**INFORMATION PROVIDED**
--- BEGIN ---
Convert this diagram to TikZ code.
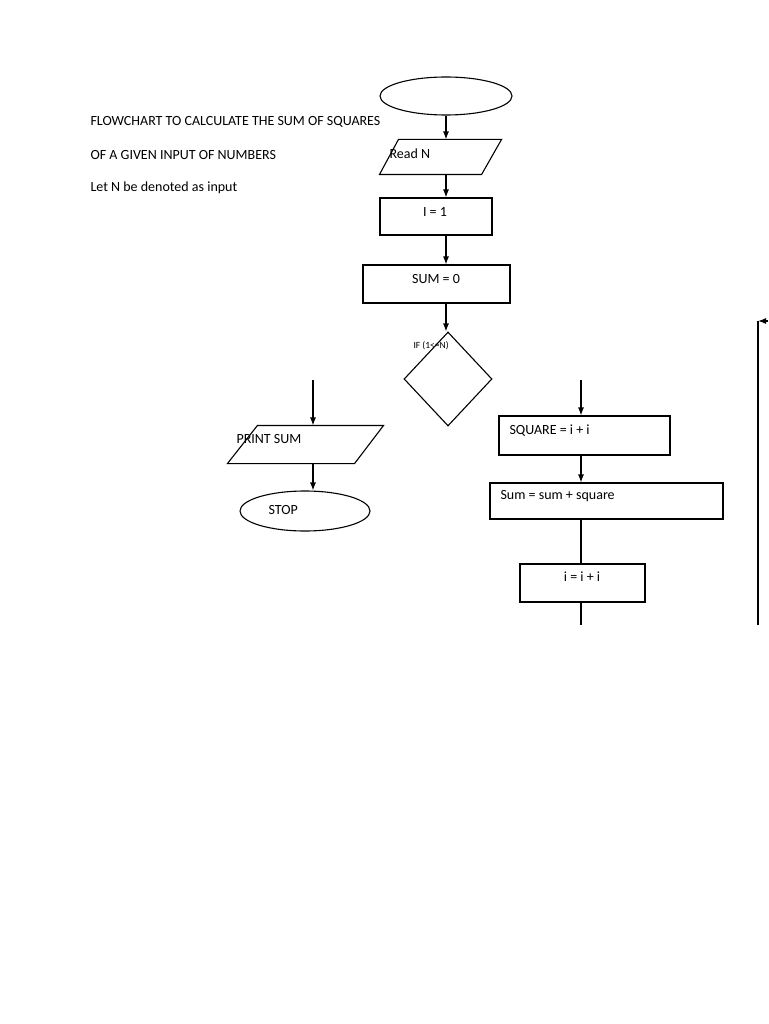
\documentclass[tikz,border=0pt]{standalone}
\usepackage{fontspec}
\setmainfont{Carlito}
\usetikzlibrary{shapes.geometric,arrows.meta}

\begin{document}
\begin{tikzpicture}[x=1pt, y=-1pt, line width=1.1pt,
	every node/.style={inner sep=0pt, font=\fontsize{14}{16}\selectfont},
	box/.style={draw, rectangle},
	io/.style={rectangle},
	term/.style={draw, ellipse},
	txt/.style={anchor=west},
	flow/.style={-{Latex[length=8pt,width=6pt]}}]
	\useasboundingbox (0,0) rectangle (768,1024);
			% heading
			\node[txt] (head1) at (90,122) {FLOWCHART TO CALCULATE THE SUM OF SQUARES};
			\node[txt] (head2) at (90,155) {OF A GIVEN INPUT OF NUMBERS};
			\node[txt] (head3) at (90,188) {Let N be denoted as input};
			
			% main column
			\node[term, minimum width=132, minimum height=38] (start) at (446,96) {};
			\node[io, minimum width=121, minimum height=34] (read) at (440.5,157) {};
			\draw ([xshift=19]read.north west) -- (read.north east) -- ([xshift=-20]read.south east) -- (read.south west) -- cycle;
			\node[txt] (readtxt) at (389,154) {Read N};
			\node[box, minimum width=112, minimum height=37] (init) at (436,216.5) {};
			\node (inittxt) at (435,212) {I = 1};
			\node[box, minimum width=147, minimum height=38] (sum) at (436.5,284) {};
			\node (sumtxt) at (436,279) {SUM = 0};
			\node[draw, diamond, minimum width=88, minimum height=94, aspect=0.94] (test) at (448,379) {};
			\node[txt, font=\fontsize{9.5}{10}\selectfont] (testtxt) at (413,346) {IF (1<=N)};
			
			% left branch
			\coordinate (lin) at (313,380);
			\node[io, minimum width=155, minimum height=37] (print) at (305.5,444.5) {};
			\draw ([xshift=30]print.north west) -- (print.north east) -- ([xshift=-29]print.south east) -- (print.south west) -- cycle;
			\node[txt] (printtxt) at (236,439) {PRINT SUM};
			\node[term, minimum width=130, minimum height=40] (stop) at (305,511) {};
			\node[txt] (stoptxt) at (268,510) {STOP};
			
			% right branch
			\coordinate (rin) at (581,380);
			\node[box, minimum width=171, minimum height=39] (square) at (584.5,435.5) {};
			\node[txt] (squaretxt) at (509,431) {SQUARE = i + i};
			\node[box, minimum width=233, minimum height=36] (acc) at (606.5,501) {};
			\node[txt] (acctxt) at (500,496) {Sum = sum + square};
			\node[box, minimum width=125, minimum height=38] (inc) at (582.5,583) {};
			\node (inctxt) at (582,577) {i = i + i};
			\coordinate (rout) at (581,625);
			
			% loop back line
			\coordinate (back1) at (758,625);
			\coordinate (back2) at (758,321);
			\coordinate (back3) at (768,321);
			
			\foreach \from/\to in {read/init,init/sum,sum/test}
			\draw[flow] (\from.south -| start) -- (\to.north -| start);
			\draw[flow] (start) -- (read.north -| start);
			\draw[flow] (lin) -- (print.north -| lin);
			\draw[flow] (print.south -| lin) -- (stop.north -| lin);
			\draw[flow] (rin) -- (square.north -| rin);
			\draw[flow] (square.south -| rin) -- (acc.north -| rin);
			\draw (acc.south -| rin) -- (inc.north -| rin);
			\draw (inc.south -| rin) -- (rout);
			\draw (back1) -- (back2);
			\draw[flow] (back3) -- (back2);
			\end{tikzpicture}
\end{document}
--- END ---
**WORK TO COMPLETE**
Give the material again exactly as it is, but keep the pictures out.

**SOLUTION FOR THIS TASK**
Convert this diagram to TikZ code.
\documentclass[tikz,border=0pt]{standalone}
\usepackage{fontspec}
\setmainfont{Carlito}
\usetikzlibrary{shapes.geometric,arrows.meta}

\begin{document}
\begin{tikzpicture}[x=1pt, y=-1pt, line width=1.1pt,
	every node/.style={inner sep=0pt, font=\fontsize{14}{16}\selectfont},
	box/.style={draw, rectangle},
	io/.style={rectangle},
	term/.style={draw, ellipse},
	txt/.style={anchor=west},
	flow/.style={-{Latex[length=8pt,width=6pt]}}]
	\useasboundingbox (0,0) rectangle (768,1024);
			% heading
			\node[txt] (head1) at (90,122) {FLOWCHART TO CALCULATE THE SUM OF SQUARES};
			\node[txt] (head2) at (90,155) {OF A GIVEN INPUT OF NUMBERS};
			\node[txt] (head3) at (90,188) {Let N be denoted as input};
			
			% main column
			\node[term, minimum width=132, minimum height=38] (start) at (446,96) {};
			\node[io, minimum width=121, minimum height=34] (read) at (440.5,157) {};
			\draw ([xshift=19]read.north west) -- (read.north east) -- ([xshift=-20]read.south east) -- (read.south west) -- cycle;
			\node[txt] (readtxt) at (389,154) {Read N};
			\node[box, minimum width=112, minimum height=37] (init) at (436,216.5) {};
			\node (inittxt) at (435,212) {I = 1};
			\node[box, minimum width=147, minimum height=38] (sum) at (436.5,284) {};
			\node (sumtxt) at (436,279) {SUM = 0};
			\node[draw, diamond, minimum width=88, minimum height=94, aspect=0.94] (test) at (448,379) {};
			\node[txt, font=\fontsize{9.5}{10}\selectfont] (testtxt) at (413,346) {IF (1<=N)};
			
			% left branch
			\coordinate (lin) at (313,380);
			\node[io, minimum width=155, minimum height=37] (print) at (305.5,444.5) {};
			\draw ([xshift=30]print.north west) -- (print.north east) -- ([xshift=-29]print.south east) -- (print.south west) -- cycle;
			\node[txt] (printtxt) at (236,439) {PRINT SUM};
			\node[term, minimum width=130, minimum height=40] (stop) at (305,511) {};
			\node[txt] (stoptxt) at (268,510) {STOP};
			
			% right branch
			\coordinate (rin) at (581,380);
			\node[box, minimum width=171, minimum height=39] (square) at (584.5,435.5) {};
			\node[txt] (squaretxt) at (509,431) {SQUARE = i + i};
			\node[box, minimum width=233, minimum height=36] (acc) at (606.5,501) {};
			\node[txt] (acctxt) at (500,496) {Sum = sum + square};
			\node[box, minimum width=125, minimum height=38] (inc) at (582.5,583) {};
			\node (inctxt) at (582,577) {i = i + i};
			\coordinate (rout) at (581,625);
			
			% loop back line
			\coordinate (back1) at (758,625);
			\coordinate (back2) at (758,321);
			\coordinate (back3) at (768,321);
			
			\foreach \from/\to in {read/init,init/sum,sum/test}
			\draw[flow] (\from.south -| start) -- (\to.north -| start);
			\draw[flow] (start) -- (read.north -| start);
			\draw[flow] (lin) -- (print.north -| lin);
			\draw[flow] (print.south -| lin) -- (stop.north -| lin);
			\draw[flow] (rin) -- (square.north -| rin);
			\draw[flow] (square.south -| rin) -- (acc.north -| rin);
			\draw (acc.south -| rin) -- (inc.north -| rin);
			\draw (inc.south -| rin) -- (rout);
			\draw (back1) -- (back2);
			\draw[flow] (back3) -- (back2);
			\end{tikzpicture}
\end{document}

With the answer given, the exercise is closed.